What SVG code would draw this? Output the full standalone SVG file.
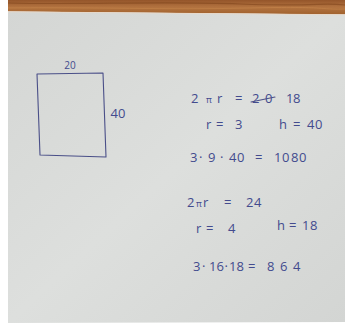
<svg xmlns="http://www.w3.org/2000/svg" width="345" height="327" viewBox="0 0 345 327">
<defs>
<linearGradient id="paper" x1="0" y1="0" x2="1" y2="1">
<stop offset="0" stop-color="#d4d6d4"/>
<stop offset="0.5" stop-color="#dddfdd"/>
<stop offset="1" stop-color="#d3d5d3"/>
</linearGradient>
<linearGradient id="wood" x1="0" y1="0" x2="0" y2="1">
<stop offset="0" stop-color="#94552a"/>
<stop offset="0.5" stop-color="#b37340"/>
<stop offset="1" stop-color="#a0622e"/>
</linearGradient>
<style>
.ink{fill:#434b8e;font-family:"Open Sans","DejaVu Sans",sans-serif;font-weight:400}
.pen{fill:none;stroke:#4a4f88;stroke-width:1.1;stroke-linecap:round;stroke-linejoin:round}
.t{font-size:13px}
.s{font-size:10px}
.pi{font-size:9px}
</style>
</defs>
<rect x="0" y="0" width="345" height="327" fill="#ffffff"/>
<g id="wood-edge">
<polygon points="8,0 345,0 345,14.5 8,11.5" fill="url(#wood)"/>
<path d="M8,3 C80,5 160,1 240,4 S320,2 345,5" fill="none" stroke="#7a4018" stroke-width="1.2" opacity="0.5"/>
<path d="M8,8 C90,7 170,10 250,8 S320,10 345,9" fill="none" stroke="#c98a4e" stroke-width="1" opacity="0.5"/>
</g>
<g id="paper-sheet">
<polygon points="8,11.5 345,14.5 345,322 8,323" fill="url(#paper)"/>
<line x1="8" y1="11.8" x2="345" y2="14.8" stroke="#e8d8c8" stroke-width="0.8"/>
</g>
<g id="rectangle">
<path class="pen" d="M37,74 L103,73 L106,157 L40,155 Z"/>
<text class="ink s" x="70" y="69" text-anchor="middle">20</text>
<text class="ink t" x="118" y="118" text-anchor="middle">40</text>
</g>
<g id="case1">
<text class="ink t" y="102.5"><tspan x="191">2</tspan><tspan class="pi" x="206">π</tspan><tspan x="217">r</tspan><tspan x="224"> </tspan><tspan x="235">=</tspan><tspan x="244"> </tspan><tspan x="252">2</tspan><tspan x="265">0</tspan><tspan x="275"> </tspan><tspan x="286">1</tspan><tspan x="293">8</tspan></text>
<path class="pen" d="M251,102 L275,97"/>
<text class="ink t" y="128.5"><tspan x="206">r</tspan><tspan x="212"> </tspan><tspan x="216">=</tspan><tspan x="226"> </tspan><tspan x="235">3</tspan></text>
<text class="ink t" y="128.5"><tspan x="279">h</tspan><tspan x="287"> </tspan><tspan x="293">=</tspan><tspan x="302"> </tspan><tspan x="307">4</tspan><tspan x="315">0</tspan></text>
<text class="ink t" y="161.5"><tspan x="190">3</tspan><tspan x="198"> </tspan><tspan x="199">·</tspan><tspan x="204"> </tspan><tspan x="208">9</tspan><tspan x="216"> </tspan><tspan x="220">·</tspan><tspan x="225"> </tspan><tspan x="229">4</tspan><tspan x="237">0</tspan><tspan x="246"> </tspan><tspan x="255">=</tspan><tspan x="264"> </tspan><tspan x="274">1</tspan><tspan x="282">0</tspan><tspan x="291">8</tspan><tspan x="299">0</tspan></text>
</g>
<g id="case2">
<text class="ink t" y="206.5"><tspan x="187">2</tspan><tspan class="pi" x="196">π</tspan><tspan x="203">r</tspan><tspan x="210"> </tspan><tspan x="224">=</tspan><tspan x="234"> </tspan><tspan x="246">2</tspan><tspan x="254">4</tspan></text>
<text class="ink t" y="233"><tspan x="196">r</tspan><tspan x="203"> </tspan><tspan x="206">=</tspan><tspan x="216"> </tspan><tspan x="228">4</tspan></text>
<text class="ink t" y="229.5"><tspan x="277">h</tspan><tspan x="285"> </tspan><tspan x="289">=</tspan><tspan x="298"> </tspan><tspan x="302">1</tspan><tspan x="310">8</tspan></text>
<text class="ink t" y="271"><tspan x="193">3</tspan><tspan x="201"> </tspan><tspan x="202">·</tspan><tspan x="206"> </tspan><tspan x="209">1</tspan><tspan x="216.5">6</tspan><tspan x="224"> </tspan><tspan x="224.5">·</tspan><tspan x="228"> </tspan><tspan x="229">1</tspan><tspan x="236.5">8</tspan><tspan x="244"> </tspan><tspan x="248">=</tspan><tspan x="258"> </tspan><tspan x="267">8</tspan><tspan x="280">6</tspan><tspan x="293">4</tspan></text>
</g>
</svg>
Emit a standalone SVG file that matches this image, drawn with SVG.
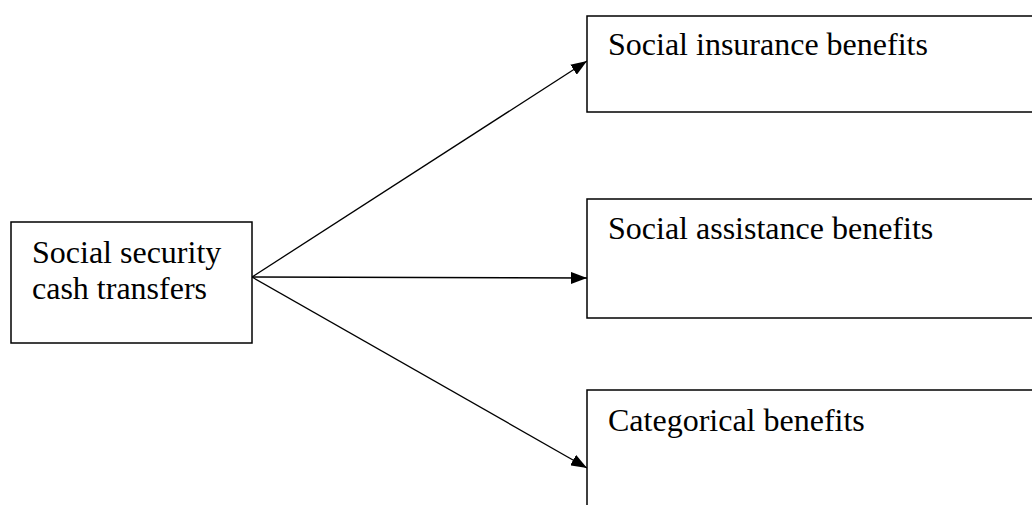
◆ ◆ ◆
# Task goal
Look through the records and gather every line containing "standalone".

# Answer to this problem
What SVG code would draw this? Output the full standalone SVG file.
Emit a standalone SVG file that matches this image, drawn with SVG.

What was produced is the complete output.